143,000 students to lose Pell Grant funding in 2012


An analyst says Congress 'knowingly' underfunds Pell Grants.

Congress’s latest omnibus spending bill will effectively eliminate federal Pell Grant funding for an estimated 143,000 low-income college students starting in July. The Pell Grant cuts come just a month after budget estimates showed the popular program would run a surplus in 2012.

The Republican-controlled House of Representatives and the Democratic-controlled Senate passed a $1 trillion spending measure Dec. 19 that included major changes to Pell Grant eligibility.

Students who take more than six years to earn a college degree no longer will qualify for Pell Grant money, meaning 63,000 recipients will have to look elsewhere for tuition. The former eligibility cap was for students who had taken nine years to finish school.

The Congressional changes also will eliminate Pell Grant awards of $277 to $550, and students without a high school diploma or GED will not receive Pell funding, even if they pass the “ability to benefit” test once used to secure Pell Grants. That provision alone will remove 65,000 students from the Pell Grant program.

The changes to Pell Grant qualifications will “blindside” students when they go into effect July 1, said Rich Williams, higher-education advocate for the U.S. Public Interest Research Groups (PIRG), which published a report on the impact of the Pell Grant shifts.

“At a time when student debt is at an all-time high, Congress has failed to deliver on an agreement [that] helps struggling students pay for college and make it to graduation,” Williams said.

The Congressional bill also reduces the income level under which a student will be eligible to receive the maximum Pell Grant amount, from $30,000 to $23,000, and it eliminates a six-month grade period on federal student loan payments.

Congress’s tightening of Pell Grant eligibility comes a month after federal budget numbers showed that Pell Grants had been slightly overfunded for the fiscal 2012 year.

This proved a marked difference from recent years, when lawmakersknowingly underfunded the program, throwing fuel on the Pell Grant funding fire,” according to the New America Foundation’s Higher Ed Watch, which tracks federal education policies.

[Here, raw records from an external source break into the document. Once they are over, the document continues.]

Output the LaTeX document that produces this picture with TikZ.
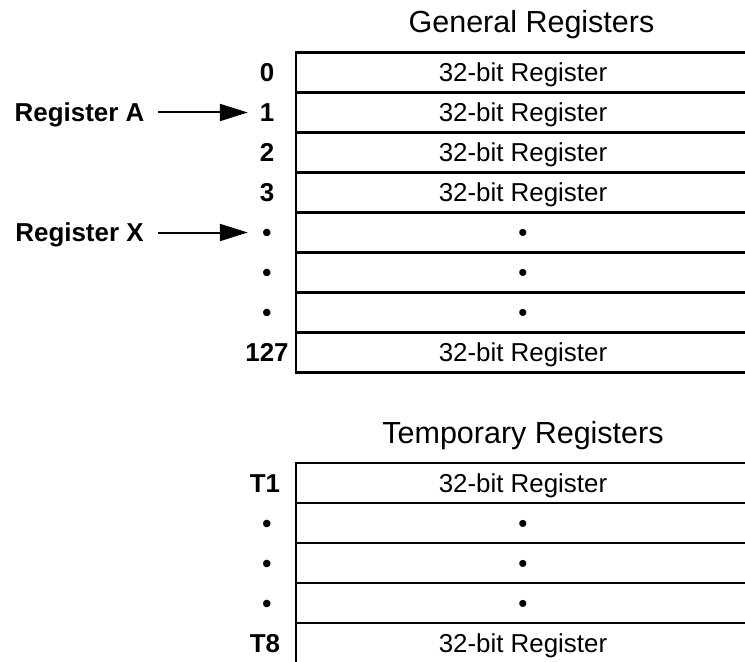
\documentclass[tikz,border=0pt]{standalone}
\usepackage{fontspec}
\setmainfont{Liberation Sans}
\usepackage{tikz}
\usetikzlibrary{arrows.meta}
\tikzstyle{arrow} = [line width=2bp,-{Triangle[length=28bp,width=17bp]},shorten <=11bp,shorten >=4bp]
\tikzstyle{cell} = [draw,line width=2.6bp,minimum width=454bp,minimum height=40bp,inner sep=0pt,text height=18.6bp,text depth=0pt,font=\fontsize{26}{30}\selectfont]
\tikzstyle{idx} = [minimum width=30bp,inner sep=3bp,text height=18.6bp,text depth=0pt,font=\fontsize{26}{30}\selectfont\bfseries]
\tikzstyle{title} = [anchor=base,font=\fontsize{30.6}{36}\selectfont]

\begin{document}
\begin{tikzpicture}[x=1bp, y=-1bp]
    % 画布大小
    \useasboundingbox (0,0) rectangle (745,662);
    \clip (0,0) rectangle (745,662);

    % 通用寄存器
    \node[title] (gtitle) at (531.5,33) {General Registers};
    \node[cell] (g0) at (523,72.5)  {32-bit Register};
    \node[cell] (g1) at (523,112.5) {32-bit Register};
    \node[cell] (g2) at (523,152.5) {32-bit Register};
    \node[cell] (g3) at (523,192.5) {32-bit Register};
    \node[cell] (g4) at (523,232.5) {\textbullet};
    \node[cell] (g5) at (523,272.5) {\textbullet};
    \node[cell] (g6) at (523,312.5) {\textbullet};
    \node[cell] (g7) at (523,352.5) {32-bit Register};

    % 编号
    \node[idx] (n0) at (267,72.5)  {0};
    \node[idx] (n1) at (267,112.5) {1};
    \node[idx] (n2) at (267,152.5) {2};
    \node[idx] (n3) at (267,192.5) {3};
    \node[idx] (n4) at (267,232.5) {\textbullet};
    \node[idx] (n5) at (267,272.5) {\textbullet};
    \node[idx] (n6) at (267,312.5) {\textbullet};
    \node[idx] (n7) at (267,352.5) {127};

    % 指向寄存器的箭头
    \node[idx] (regA) at (79.5,112.5) {Register A};
    \node[idx] (regX) at (79.5,232.5) {Register X};
    \draw[arrow] (regA) -- (n1);
    \draw[arrow] (regX) -- (n4);

    % 临时寄存器
    \node[title] (ttitle) at (523,443) {Temporary Registers};
    \node[cell] (t1) at (523,483) {32-bit Register};
    \node[cell] (t2) at (523,523) {\textbullet};
    \node[cell] (t3) at (523,563) {\textbullet};
    \node[cell] (t4) at (523,603) {\textbullet};
    \node[cell] (t5) at (523,643) {32-bit Register};

    \node[idx] (m1) at (265,483) {T1};
    \node[idx] (m2) at (267,523) {\textbullet};
    \node[idx] (m3) at (267,563) {\textbullet};
    \node[idx] (m4) at (267,603) {\textbullet};
    \node[idx] (m5) at (265,643) {T8};
\end{tikzpicture}
\end{document}
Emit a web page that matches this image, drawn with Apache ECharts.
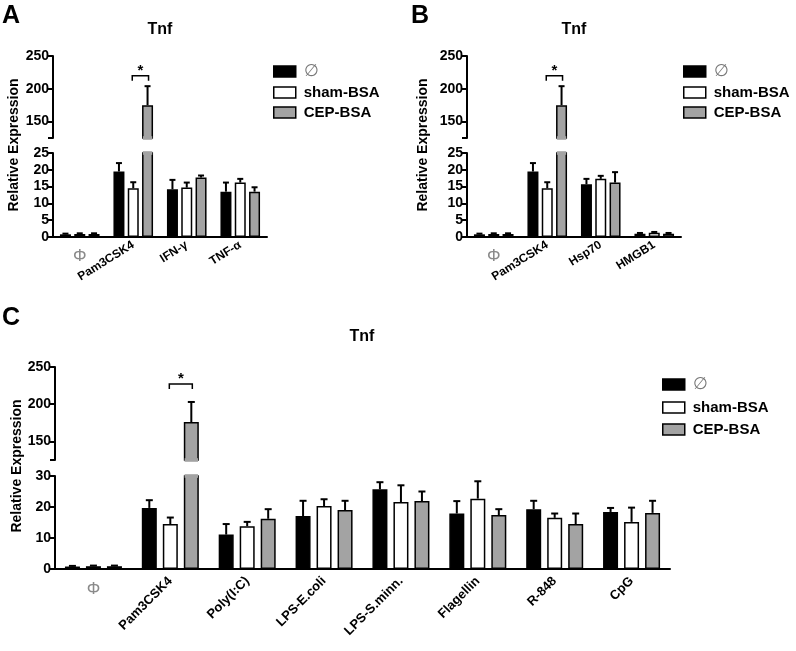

Jason Delisle, director of NAF’s Federal Education Budget Project, wrote in a Dec. 6 blog post that in 2010 and 2011, Congress funded Pell Grants according to early Congressional Budget Office (CBO) estimates that were well below the necessary amount.

Congress must abide by the early CBO estimate for non-entitlement programs like Pell Grants, Delisle wrote, allowing lawmakers to keep funding as low as possible.

“But knowingly underfunding Pell Grants has helped to fuel the crisis-like atmosphere that surrounds the program’s annual appropriation,” he wrote.

In the final months of 2011, it was clear that the Pell program would have surplus funds for upcoming fiscal years.

Delisle, two weeks before Pell Grants saw drastic changes in Congress, called the overfunding a “rare bit of good news for Pell Grants indeed.”

Pell Grants have run a surplus more times than the program ran a deficit since the early-1990s, according to The Institute for College Access and Success (TICAS).

Pauline Abernathy, TICAS vice president, said cutting off Pell Grant funding for students who have taken college courses for six years will interrupt thousands of degree tracks without warning.

The new six-year limit doesn’t include provisions for students who have needed non-credit bearing remedial classes before they qualify for courses worth credit, Abernathy said.

“An immediate retroactive time limit is like changing the rules in the middle of a game—and then scoring the entire game based on the new rules,” she said. “After years of studies, students who are depending on Pell Grants to cross the finish line will suddenly be sidelined.”